Chair of Aberdeenshire Council's Infrastructure Services Committee and deputy leader, Councillor Peter Argyle, said: "Clearly there is still a long way to go until this facility is up and running and generating energy from waste which cannot be prevented, reused or recycled, but this is a milestone on the road towards a new approach to waste in our area. There has been a lot of work done up to this point, including our development of a new waste strategy for Aberdeenshire which focuses on increasing recycling and reducing the quantity of material sent to landfill. During recent consultation 73% of respondents were supportive of the council making the most of waste by disposing of it through the energy from waste process and I’m pleased all three councils are moving forward to achieve this together."
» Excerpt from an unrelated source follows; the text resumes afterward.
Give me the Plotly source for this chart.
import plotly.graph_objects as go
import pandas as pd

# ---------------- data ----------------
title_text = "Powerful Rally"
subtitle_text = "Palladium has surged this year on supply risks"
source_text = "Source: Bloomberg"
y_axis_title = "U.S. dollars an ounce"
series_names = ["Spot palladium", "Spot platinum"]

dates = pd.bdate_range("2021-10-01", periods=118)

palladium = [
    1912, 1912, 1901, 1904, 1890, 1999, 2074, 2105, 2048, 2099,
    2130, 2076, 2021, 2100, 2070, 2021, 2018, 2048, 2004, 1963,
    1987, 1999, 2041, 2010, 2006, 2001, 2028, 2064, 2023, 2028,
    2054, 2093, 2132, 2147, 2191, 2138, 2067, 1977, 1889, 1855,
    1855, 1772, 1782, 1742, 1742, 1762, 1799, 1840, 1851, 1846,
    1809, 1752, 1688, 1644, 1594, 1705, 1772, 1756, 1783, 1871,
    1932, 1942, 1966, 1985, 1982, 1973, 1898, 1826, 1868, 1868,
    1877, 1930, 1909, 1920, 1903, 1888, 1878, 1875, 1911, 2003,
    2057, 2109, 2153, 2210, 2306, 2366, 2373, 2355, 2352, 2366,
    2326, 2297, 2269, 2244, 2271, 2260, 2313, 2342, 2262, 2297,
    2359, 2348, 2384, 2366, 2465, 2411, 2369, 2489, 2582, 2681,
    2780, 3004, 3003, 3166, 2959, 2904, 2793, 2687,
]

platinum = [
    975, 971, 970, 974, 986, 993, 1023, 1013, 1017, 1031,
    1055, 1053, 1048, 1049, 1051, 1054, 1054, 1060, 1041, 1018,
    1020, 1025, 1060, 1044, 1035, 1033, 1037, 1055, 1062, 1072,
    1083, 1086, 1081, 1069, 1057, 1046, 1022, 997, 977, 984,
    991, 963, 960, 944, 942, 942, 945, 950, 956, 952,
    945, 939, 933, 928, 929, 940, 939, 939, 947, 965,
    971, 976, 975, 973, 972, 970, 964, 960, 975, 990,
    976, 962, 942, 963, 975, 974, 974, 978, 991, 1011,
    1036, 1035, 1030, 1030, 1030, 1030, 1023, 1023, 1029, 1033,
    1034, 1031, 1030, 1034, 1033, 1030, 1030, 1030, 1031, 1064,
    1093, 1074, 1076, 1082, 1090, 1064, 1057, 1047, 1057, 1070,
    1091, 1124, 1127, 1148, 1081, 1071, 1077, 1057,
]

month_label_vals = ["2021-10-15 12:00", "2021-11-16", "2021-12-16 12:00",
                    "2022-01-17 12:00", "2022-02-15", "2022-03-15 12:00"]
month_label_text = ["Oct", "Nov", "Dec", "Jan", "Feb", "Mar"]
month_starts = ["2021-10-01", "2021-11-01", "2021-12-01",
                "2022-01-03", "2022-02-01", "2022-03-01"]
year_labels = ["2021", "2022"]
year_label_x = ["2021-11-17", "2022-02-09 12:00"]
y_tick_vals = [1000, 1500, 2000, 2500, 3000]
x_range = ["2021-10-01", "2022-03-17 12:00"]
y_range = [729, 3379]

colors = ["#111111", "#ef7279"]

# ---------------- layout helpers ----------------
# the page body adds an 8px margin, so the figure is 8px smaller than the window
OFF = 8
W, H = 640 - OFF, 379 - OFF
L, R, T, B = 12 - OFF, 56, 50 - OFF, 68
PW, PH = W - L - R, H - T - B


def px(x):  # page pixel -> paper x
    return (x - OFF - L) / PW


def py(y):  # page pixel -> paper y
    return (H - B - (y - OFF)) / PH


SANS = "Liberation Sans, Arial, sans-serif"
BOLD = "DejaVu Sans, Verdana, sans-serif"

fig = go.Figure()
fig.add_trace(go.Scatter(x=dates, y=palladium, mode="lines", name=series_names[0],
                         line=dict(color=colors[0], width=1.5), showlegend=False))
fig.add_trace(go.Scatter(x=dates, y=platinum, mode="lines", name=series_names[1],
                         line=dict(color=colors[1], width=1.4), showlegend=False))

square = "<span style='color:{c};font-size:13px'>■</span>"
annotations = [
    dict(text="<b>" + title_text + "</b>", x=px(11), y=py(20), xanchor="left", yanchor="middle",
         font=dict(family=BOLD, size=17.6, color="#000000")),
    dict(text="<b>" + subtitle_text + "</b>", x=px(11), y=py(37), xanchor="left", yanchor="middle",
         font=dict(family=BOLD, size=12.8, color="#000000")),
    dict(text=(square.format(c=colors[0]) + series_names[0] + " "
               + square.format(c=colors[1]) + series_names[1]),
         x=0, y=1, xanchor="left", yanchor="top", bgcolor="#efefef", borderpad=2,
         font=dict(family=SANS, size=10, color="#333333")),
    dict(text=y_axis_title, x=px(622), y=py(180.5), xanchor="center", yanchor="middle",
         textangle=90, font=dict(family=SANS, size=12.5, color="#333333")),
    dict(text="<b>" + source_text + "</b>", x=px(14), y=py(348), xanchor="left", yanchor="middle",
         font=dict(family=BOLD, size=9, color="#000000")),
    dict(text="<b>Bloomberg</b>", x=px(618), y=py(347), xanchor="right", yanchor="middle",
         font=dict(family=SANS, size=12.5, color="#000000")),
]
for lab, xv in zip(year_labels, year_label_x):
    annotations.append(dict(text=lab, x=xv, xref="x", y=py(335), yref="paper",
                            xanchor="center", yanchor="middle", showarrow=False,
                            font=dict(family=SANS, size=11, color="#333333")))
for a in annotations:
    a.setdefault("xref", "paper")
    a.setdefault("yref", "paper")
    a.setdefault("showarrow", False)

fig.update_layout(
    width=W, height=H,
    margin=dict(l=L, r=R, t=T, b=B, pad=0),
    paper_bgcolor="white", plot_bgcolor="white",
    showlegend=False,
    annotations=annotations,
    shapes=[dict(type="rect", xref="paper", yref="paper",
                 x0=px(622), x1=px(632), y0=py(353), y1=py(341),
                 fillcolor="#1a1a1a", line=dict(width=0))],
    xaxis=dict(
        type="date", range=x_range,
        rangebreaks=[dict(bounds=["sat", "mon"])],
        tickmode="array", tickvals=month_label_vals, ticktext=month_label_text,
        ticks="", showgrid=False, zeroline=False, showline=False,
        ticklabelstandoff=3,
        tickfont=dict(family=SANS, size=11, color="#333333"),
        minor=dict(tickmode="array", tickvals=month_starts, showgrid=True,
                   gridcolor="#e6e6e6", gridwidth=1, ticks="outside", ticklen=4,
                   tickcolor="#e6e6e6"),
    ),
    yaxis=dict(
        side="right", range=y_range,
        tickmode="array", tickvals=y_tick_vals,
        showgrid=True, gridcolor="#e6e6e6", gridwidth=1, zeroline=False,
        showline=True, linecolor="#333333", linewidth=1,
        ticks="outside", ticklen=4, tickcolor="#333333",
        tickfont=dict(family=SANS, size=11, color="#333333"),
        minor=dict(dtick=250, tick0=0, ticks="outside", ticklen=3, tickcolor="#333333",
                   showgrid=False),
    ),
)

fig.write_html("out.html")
Chair of Moray Council’s Economic Development and Infrastructure Services Committee, councillor Graham Leadbitter, said: “The NESS energy project is critical to Moray Council’s waste management plans as we move towards the stopping of landfilling in Scotland. This is a large and complex engineering project supported by the three north-east councils and it is great that we have reached a further major milestone with the selection of a preferred bidder. This follows many months of detailed design and costings work and I commend the efforts of the project team on pulling it together. Investment in this Energy from Waste plant will ensure that we are squeezing out the greatest energy from the residual waste whilst maximising our recycling.”